While racing through recollections of his earlier years, he spoke of his upbringing as if he has already mapped out its plot points. Example: While on spring break in Florida he met a young woman named Cathy, and instantly told her that they were going to get married one day. After writing her 150 love letters to convince her he was the right guy, she finally agreed (cue the wedding bells).
Years later, he took six months to write a novel inspired by the love story of Cathy's parents and called it "The Notebook." He bought a book on how to get a literary agent. Then he got one. The first publisher the manuscript was sent to purchased it for $1 million.
" 'The Notebook' is a good novel. There are no flaws with that novel," he said. "That's a novel that will stay around for a long, long time. That's a novel that is taught in schools -- that is out in CliffsNotes. Classics just choose themselves."
Although Sparks' stories have resonated widely with audiences, he's hardly been a critical darling. His most recent movie adaptation, "Nights in Rodanthe" -- which was Warner Bros.' second highest-grossing film of 2008 -- was skewered by film critics. "Even those with a high tolerance for melodramatic drivel . . . will find 'Rodanthe' insulting, an assault on their already perilously weakened romantic hearts," said the New York Times.
And though most literary critics would cringe at calling Sparks' books classics, the author did find a fan in Mandy Moore.
The pop singer turned actress made her feature film debut as a young girl falling in love while battling terminal cancer in 2002's "A Walk to Remember," and fought for the part after Sparks' book resonated so strongly with her.
"I had such a visceral reaction to it that I remember not being able to read because I was almost hyperventilating while I was crying," she said, laughing. "It was my first movie and I know people say it may be cliche and it's a tearjerker or it's cheesy, but for me, it's the thing I'm most proud of."
That film became a favorite of teen star Miley Cyrus, and she told Disney she wanted to do a movie like it.

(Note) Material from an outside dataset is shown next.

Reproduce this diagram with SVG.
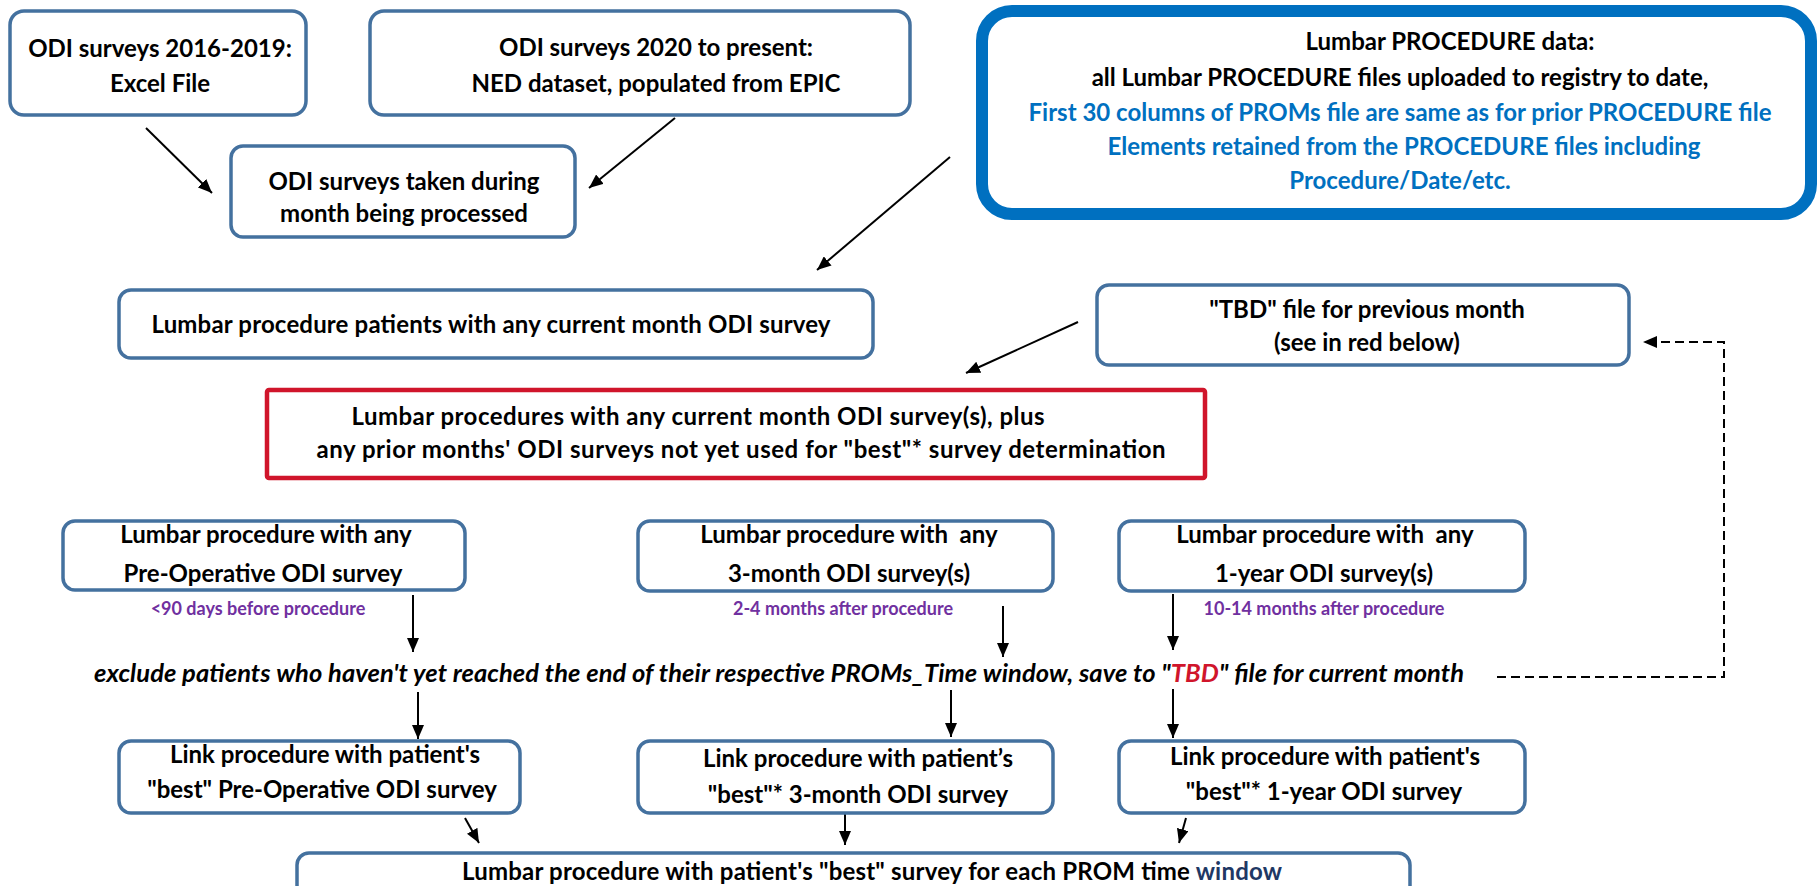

"She wanted to do a romance. I know that she loves Nicholas Sparks and her family is also religious, and he's sort of a faith-based author so it spoke to her on that level," said Jennifer Gibgot, the sister of Adam Shankman and partner at his production company, Offspring Entertainment, which produced "The Last Song."
Sparks met with Cyrus and asked her a few basic questions before sitting down to write the screenplay for the film, which also became his next novel. "I said, 'Do you want to sing or not?' " Sparks said. "And she said no. Then I asked, 'Do you have anything you really like?' She said, 'I like animals.' Every teenage girl likes animals," he said, laughing. "I said I'd see if I could work those in -- other than that, the story was 100% mine."
A rebel in love
In "The Last Song," Cyrus, 17, plays a rebellious young girl spending the summer with her estranged father when she falls in love with a local hunk.
"It was the best summer of my life," Cyrus recalled giddily of filming. "It's definitely edgier than what I'm known for, with all the kissing and stuff.
"I mean, I don't get to be a normal teenager and go to high school, so this was a dream come true for me. I think every girl is going to walk away from the movie wishing something like this would happen to her."
Denise Di Novi, who produced the first Sparks movie "Message in a Bottle" and has worked on three of his other adaptations, described him as a savvy businessman.
"How many authors can say that every single one of their movies are successful?" she said. "And I think they're just going to get more and more popular. His stories give great comfort to people. They're wish-fulfillment."
It's a point, of course, of which Sparks is well aware.
"You'll quadruple your money making a Nicholas Sparks movie. It's money in the bank," he said. "It's not 'Spider-Man,' but it's a very successful formula."